The revised open position limit would help reduce price volatility in these commodities, said Naveen Mathur, associate director, Angel Broking.

However, according to an analyst, the new guidelines would be difficult to implement, due to the lack of a central server at FMC for one-point monitoring and surveillance. By the time FMC comes to know that client A, for example, has violated the aggregate open position limit accumulating on all exchanges, the client would square off the position. Since exchanges do not share data among themselves on a daily basis and FMC also gets a data update only periodically, there are fears of frequent breaches of the aggregate position limit.

According to Kumar, the FMC may call for daily or alternate day position limit data of leading traders for close monitoring. Others doubt if this would suffice.

“What would FMC do? The regulator can neither penalise exchanges nor brokers, as none of them would be knowing what position limit a client is holding in his account on each of these commodity exchanges. Hence, implementation of the aggregate position limit would be difficult,” said an analyst.
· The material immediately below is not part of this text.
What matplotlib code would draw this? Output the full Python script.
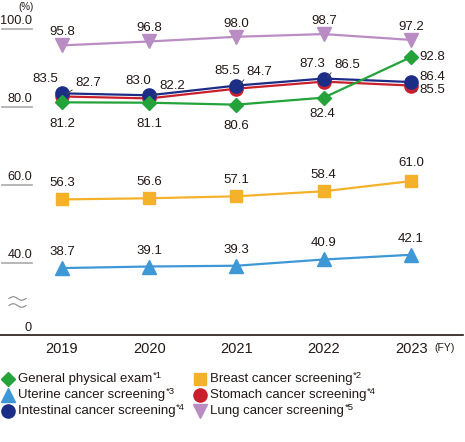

The regulator’s decision to cut the open position limits would lead to dabba trading (the common term for off-market, informal, illegal trade by speculators to make quick money without paying taxes or other transaction fees), say many, as traders with large selling commitment would hedge their risk in the parallel offline market to meet their requirement.

Meanwhile, many traders said they were surprised at the FMC not bringing other highly volatile commodities, such as mentha oil, potatoes and cardamom under the ambit of the new open position limit.